Table: (\#tab:endog-types) Common sources of endogeneity, the mechanism that drives each, and a representative example context.

------------------------------------------------------------------------

Endogeneity is not always fatal---if we can identify it and adjust for it, we can still make credible inferences.

1.  [Control Variables](#sec-controls)

If you suspect an omitted variable but have data on it, you can include it as a control. This is called a "[selection on observables](#sec-selection-on-observables)" approach.

However, this strategy is often insufficient because:

-   Many important factors are **unobserved** (e.g., motivation, ability, expectations).
-   Measured variables may contain **measurement error**, creating new biases.

2.  Toolbox for Endogeneity

To address more complex cases, including those involving unobservables, we introduce more advanced methods (see [Causal Inference Toolbox](#sec-causal-inference))

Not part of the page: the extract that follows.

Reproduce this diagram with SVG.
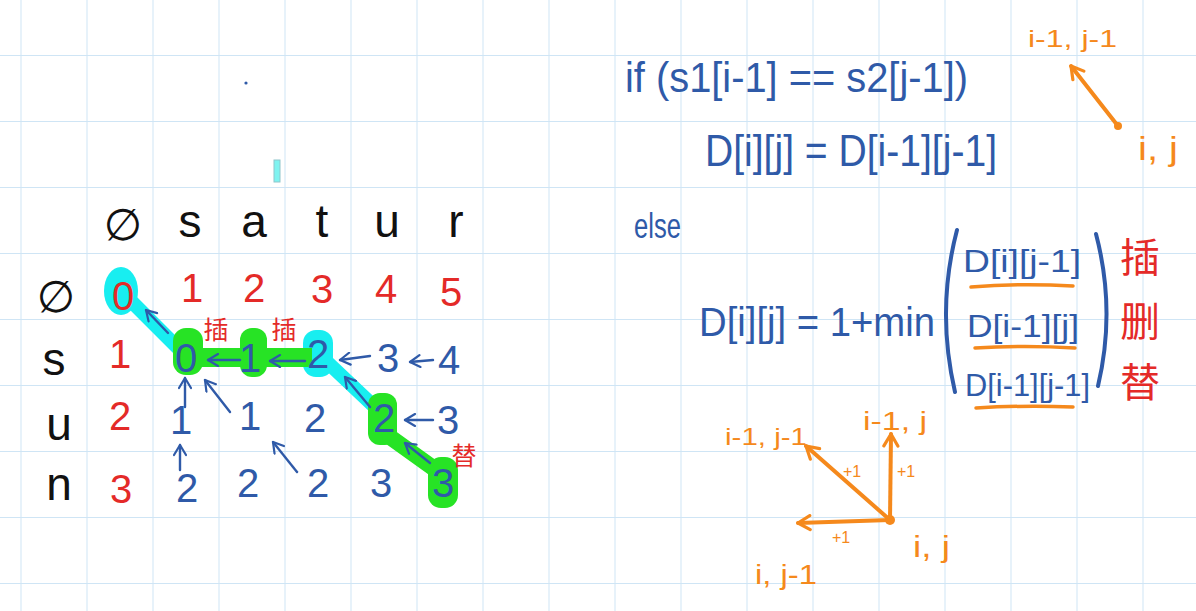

------------------------------------------------------------------------

## Endogenous Treatment {#sec-endogenous-treatment}

Endogenous treatment occurs when the variable of interest (the "treatment") is not randomly assigned and is correlated with unobserved determinants of the outcome. As discussed earlier, this can arise from omitted variables, simultaneity, or reverse causality. But even if the true variable is theoretically exogenous, [measurement error](#sec-measurement-error) can make it endogenous in practice.

This section focuses on how [measurement errors](#sec-measurement-error), especially in explanatory variables, introduce bias---typically **attenuation bias**---and why they are a central concern in applied research.

------------------------------------------------------------------------

### Measurement Errors {#sec-measurement-error}

Measurement error refers to the difference between the **true value** of a variable and its **observed (measured) value**. Almost every empirical dataset contains some discrepancy between what the researcher records and what actually occurred, and the size of that gap controls how much of an estimate reflects the underlying causal relationship versus the recording process itself. In observational settings, the problem is rarely a single rogue data point: it is a systematic feature of how variables are collected, transcribed, and reported.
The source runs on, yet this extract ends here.